Your answer should consist only of the lines below from the one with "Recreate this image" through the one with "import * as", copied exactly.

The records —
⟨
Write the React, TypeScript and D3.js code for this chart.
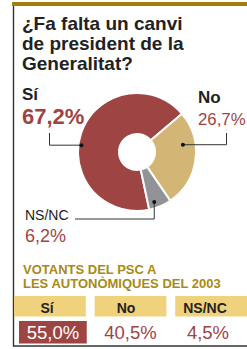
⟩
⟨
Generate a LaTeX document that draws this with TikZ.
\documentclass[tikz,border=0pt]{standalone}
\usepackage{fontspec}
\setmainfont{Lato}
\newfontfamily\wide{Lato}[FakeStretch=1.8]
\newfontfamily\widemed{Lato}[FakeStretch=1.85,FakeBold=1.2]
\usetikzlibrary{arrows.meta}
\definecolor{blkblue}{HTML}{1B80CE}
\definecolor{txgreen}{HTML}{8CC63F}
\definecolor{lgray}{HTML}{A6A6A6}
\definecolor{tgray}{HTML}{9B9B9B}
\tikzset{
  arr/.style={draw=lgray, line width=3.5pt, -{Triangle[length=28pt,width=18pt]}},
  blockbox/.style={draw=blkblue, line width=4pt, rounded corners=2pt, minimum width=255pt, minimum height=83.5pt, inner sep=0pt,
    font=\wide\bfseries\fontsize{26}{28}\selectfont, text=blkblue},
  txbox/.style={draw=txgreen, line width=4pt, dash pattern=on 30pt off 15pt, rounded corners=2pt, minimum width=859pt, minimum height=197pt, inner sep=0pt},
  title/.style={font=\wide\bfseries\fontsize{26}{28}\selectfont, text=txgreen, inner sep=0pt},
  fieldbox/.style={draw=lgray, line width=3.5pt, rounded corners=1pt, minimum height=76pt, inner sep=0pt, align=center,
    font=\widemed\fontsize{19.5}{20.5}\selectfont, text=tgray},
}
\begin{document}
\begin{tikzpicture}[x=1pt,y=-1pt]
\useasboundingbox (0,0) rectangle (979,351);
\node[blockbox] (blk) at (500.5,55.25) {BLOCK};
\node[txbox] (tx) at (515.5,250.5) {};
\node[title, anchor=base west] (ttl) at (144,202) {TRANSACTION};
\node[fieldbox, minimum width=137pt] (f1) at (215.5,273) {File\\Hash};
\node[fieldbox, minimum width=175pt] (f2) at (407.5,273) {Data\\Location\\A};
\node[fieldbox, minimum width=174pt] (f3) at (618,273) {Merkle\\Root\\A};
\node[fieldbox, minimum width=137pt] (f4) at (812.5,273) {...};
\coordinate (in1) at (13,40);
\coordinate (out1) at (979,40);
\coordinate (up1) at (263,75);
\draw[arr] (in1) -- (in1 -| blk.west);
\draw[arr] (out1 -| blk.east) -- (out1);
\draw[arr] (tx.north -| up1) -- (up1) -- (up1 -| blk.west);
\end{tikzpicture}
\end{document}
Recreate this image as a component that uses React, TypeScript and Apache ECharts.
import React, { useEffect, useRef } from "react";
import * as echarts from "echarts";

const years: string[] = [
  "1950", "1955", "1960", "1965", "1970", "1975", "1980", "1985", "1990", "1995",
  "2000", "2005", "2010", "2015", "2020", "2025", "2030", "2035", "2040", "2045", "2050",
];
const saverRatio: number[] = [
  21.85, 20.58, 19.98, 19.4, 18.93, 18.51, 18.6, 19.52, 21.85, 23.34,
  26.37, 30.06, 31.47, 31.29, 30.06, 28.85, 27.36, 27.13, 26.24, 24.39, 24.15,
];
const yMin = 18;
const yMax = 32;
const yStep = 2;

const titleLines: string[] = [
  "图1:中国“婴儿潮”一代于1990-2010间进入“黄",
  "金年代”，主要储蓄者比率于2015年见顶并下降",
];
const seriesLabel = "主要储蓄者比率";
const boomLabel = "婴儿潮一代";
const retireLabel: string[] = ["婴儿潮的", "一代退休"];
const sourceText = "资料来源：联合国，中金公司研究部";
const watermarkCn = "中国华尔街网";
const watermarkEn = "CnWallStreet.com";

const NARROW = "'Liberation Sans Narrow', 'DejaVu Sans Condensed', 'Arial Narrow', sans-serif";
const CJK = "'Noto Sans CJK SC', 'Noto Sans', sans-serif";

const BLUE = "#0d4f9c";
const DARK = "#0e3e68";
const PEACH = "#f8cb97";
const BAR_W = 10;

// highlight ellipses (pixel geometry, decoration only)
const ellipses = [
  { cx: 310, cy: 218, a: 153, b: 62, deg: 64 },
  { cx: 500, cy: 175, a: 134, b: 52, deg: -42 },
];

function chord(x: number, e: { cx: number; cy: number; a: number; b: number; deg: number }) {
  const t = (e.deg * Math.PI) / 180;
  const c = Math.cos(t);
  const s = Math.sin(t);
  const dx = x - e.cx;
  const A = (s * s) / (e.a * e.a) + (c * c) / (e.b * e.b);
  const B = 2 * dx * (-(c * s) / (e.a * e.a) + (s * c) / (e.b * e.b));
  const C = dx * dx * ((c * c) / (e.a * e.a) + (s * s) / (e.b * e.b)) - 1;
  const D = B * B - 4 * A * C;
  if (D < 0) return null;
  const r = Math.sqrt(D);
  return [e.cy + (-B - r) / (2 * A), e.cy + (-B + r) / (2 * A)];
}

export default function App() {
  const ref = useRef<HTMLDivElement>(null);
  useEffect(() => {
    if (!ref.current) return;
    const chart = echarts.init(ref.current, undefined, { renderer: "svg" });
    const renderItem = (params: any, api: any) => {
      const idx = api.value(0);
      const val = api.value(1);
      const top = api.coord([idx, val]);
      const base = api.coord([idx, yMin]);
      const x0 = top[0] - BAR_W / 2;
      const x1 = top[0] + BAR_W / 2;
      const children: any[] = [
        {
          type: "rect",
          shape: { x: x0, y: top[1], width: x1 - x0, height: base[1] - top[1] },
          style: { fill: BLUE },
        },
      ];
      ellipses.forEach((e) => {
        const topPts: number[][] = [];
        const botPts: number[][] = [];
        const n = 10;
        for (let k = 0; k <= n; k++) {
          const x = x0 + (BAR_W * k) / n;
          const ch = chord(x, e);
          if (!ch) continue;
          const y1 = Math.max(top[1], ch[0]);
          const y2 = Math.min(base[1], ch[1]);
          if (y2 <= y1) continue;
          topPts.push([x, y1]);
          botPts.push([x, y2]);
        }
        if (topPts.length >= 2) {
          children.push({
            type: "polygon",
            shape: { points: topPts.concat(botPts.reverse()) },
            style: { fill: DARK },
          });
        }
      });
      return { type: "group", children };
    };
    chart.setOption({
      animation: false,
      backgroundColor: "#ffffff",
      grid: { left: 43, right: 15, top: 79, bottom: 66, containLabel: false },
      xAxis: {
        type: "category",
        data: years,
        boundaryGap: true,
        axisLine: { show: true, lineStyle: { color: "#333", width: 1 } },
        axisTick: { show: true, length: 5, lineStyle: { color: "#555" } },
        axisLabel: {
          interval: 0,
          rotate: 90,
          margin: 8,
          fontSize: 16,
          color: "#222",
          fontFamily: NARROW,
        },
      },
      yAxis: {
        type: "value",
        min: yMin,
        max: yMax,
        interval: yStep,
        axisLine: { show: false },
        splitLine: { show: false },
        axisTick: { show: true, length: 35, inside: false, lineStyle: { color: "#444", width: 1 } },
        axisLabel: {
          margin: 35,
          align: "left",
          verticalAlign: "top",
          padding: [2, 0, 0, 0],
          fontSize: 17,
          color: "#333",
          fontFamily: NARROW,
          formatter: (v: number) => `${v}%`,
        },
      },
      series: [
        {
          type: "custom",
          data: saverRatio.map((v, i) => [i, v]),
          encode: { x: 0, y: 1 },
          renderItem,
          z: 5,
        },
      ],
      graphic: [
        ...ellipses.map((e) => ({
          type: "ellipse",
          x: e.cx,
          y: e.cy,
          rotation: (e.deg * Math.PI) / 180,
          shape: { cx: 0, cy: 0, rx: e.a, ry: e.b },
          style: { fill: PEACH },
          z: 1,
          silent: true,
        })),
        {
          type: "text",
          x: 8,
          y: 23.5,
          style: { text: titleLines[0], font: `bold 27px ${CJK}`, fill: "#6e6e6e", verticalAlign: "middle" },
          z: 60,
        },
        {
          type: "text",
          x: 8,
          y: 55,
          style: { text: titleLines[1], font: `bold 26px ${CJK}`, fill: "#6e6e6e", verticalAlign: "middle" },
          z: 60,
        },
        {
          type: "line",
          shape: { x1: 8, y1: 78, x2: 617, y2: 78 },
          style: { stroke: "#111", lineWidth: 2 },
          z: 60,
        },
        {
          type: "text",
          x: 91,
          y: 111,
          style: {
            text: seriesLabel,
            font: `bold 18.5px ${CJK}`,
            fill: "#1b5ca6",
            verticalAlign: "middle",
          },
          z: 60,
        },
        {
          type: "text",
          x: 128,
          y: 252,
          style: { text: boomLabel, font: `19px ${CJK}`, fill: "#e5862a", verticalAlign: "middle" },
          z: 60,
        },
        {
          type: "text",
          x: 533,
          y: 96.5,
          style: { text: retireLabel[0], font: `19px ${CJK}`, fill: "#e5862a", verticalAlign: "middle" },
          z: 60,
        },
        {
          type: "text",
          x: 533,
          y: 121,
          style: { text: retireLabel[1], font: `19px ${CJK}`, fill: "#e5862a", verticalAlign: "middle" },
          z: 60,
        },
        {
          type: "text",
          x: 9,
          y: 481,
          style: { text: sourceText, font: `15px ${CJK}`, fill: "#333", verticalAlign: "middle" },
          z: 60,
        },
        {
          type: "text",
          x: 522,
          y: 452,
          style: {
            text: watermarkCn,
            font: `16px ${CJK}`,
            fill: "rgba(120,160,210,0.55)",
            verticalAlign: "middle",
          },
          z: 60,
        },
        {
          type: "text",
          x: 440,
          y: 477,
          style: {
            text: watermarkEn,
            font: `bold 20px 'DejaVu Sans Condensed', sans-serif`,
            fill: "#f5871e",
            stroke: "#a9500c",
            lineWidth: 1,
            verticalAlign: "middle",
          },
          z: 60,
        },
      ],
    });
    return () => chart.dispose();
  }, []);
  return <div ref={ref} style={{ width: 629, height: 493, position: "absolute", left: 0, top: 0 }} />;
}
⟩
⟨
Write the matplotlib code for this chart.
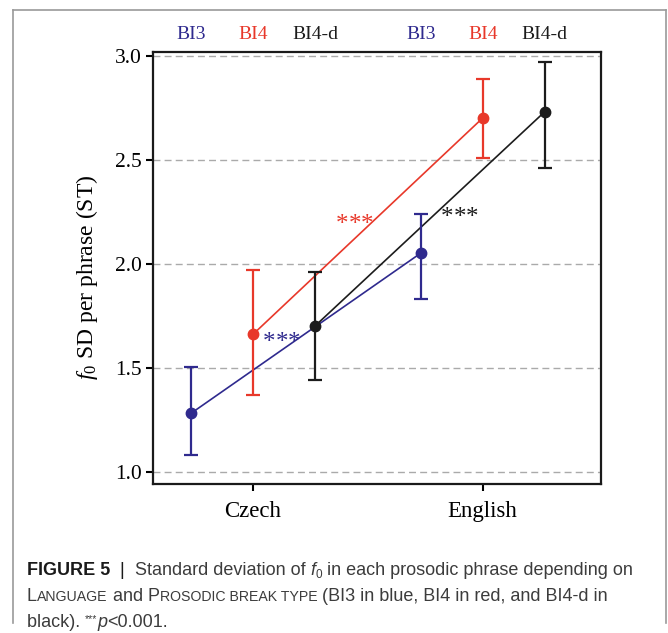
⟩
Solution for this task —
Recreate this image as a component that uses React, TypeScript and Apache ECharts.
import React, { useEffect, useRef } from "react";
import * as echarts from "echarts";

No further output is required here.